I feel awesome.

We had a programming week a little while ago, and in preparation for it I searched the web for kids’ programming games and apps. I found a great list, some of which the kids have fallen in love with (and have learned loops and conditionals with.) Bryan encouraged me to put forth just a little bit more effort and make it available to others. 20% more effort and my work can be enjoyed by anyone in the world. He pointed me to the Awesome List, where people have curated the most awesome resources on every programming topic.

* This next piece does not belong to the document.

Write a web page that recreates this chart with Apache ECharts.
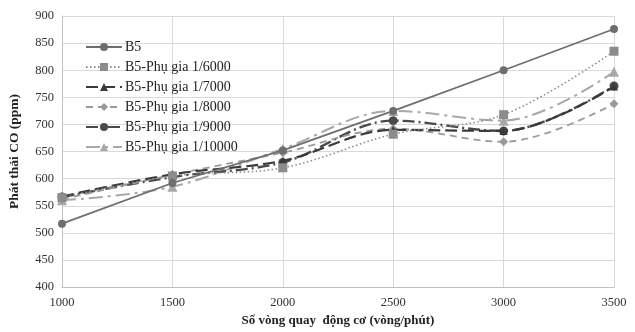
<!DOCTYPE html>
<html><head><meta charset="utf-8">
<script src="https://cdn.jsdelivr.net/npm/echarts@6/dist/echarts.min.js"></script>
<style>html,body{margin:0;padding:0;background:#fff}#c{width:635px;height:332px}</style>
</head><body><div id="c"></div>
<script>
const rpm = [1000, 1500, 2000, 2500, 3000, 3500];
const seriesNames = ['B5', 'B5-Phụ gia 1/6000', 'B5-Phụ gia 1/7000', 'B5-Phụ gia 1/8000', 'B5-Phụ gia 1/9000', 'B5-Phụ gia 1/10000'];
const b5 = [517, 592, 652, 725, 800, 876];
const pg6000 = [565, 605, 620, 682, 718, 835];
const pg7000 = [567, 608, 633, 690, 688, 770];
const pg8000 = [562, 607, 648, 692, 668, 738];
const pg9000 = [566, 603, 630, 707, 688, 771];
const pg10000 = [560, 585, 655, 725, 707, 797];
const yTicks = [400, 450, 500, 550, 600, 650, 700, 750, 800, 850, 900];
const xTicks = [1000, 1500, 2000, 2500, 3000, 3500];

const values = [b5, pg6000, pg7000, pg8000, pg9000, pg10000];
const styles = [
  {color: '#6e6e6e', type: 'solid', width: 1.8, symbol: 'circle', size: 8},
  {color: '#8c8c8c', type: [1.5, 2.5], width: 1.6, symbol: 'rect', size: 9},
  {color: '#3a3a3a', type: [12, 5], width: 2.2, symbol: 'triangle', size: 8},
  {color: '#9a9a9a', type: [7, 5], width: 1.8, symbol: 'diamond', size: 9},
  {color: '#4a4a4a', type: [12, 4, 2, 4], width: 2.4, symbol: 'circle', size: 9},
  {color: '#a8a8a8', type: [14, 5, 3, 5], width: 2.0, symbol: 'triangle', size: 10}
];
const font = '"Liberation Serif", "Times New Roman", serif';
const chart = echarts.init(document.getElementById('c'));
chart.setOption({
  animation: false,
  backgroundColor: '#fff',
  textStyle: {fontFamily: font},
  grid: {left: 60, right: 21, top: 16, bottom: 42},
  legend: {
    orient: 'vertical', left: 80, top: 35, itemGap: 6, itemWidth: 36, itemHeight: 10,
    textStyle: {fontFamily: font, fontSize: 14, color: '#222', padding: [0, 0, 0, -2]},
    data: seriesNames
  },
  xAxis: {
    type: 'value', min: 1000, max: 3500, interval: 500,
    name: 'Số vòng quay  động cơ (vòng/phút)', nameLocation: 'middle', nameGap: 24,
    nameTextStyle: {fontFamily: font, fontWeight: 'bold', fontSize: 13, color: '#222'},
    axisLine: {lineStyle: {color: '#bfbfbf'}}, axisTick: {show: false},
    axisLabel: {fontFamily: font, fontSize: 12.5, color: '#333', margin: 9,
      formatter: v => xTicks.includes(v) ? String(v) : ''},
    splitLine: {show: true, lineStyle: {color: '#d9d9d9'}}
  },
  yAxis: {
    type: 'value', min: 400, max: 900, interval: 50,
    name: 'Phát thải CO (ppm)', nameLocation: 'middle', nameGap: 40,
    nameTextStyle: {fontFamily: font, fontWeight: 'bold', fontSize: 13.5, color: '#222'},
    axisLine: {show: true, lineStyle: {color: '#bfbfbf'}}, axisTick: {show: false},
    axisLabel: {fontFamily: font, fontSize: 12.5, color: '#333', margin: 8,
      formatter: v => yTicks.includes(v) ? String(v) : ''},
    splitLine: {show: true, lineStyle: {color: '#d9d9d9'}}
  },
  series: seriesNames.map((n, i) => ({
    name: n, type: 'line', smooth: i === 0 ? false : 0.35,
    data: rpm.map((x, j) => [x, values[i][j]]),
    symbol: styles[i].symbol, symbolSize: styles[i].size,
    itemStyle: {color: styles[i].color},
    lineStyle: {color: styles[i].color, type: styles[i].type, width: styles[i].width},
    z: 10 - i
  }))
});
</script></body></html>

Github is a cool place to do it because people can contribute easily to your list in a meaningful way. They download your code, change it to add their suggestion, then ask you to pull it into your project (pull request, or PR.). When a code project is made available for free, and the community suggests improvements, it’s called Open Source. And I am an Open Sourcerer.

He wanted me to do this so I could learn about collaboration on Github and so I would have suggestions from other people pouring into my inbox about teaching programming to kids.

He was persistent, so I did it. It was not easy, but easier than expected.

The person who manages the list of awesome lists is a really popular person on Github, and the list is the third most popular project on Github. He had really strict contribution guidelines, like AP style capitalization, and including his checkbox list showing you’ve gone through all the steps. I took half an hour and made sure my list would past his tests. He merged it in like a day, without making me change anything! There are six open pull requests on his project of people who submitted something but he didn’t like it.

Anyway, now my project has 112 stars, which means that people from literally all over the world have said they liked it. Take a look here. You’ll need to scroll down and down until you get to the Learn section.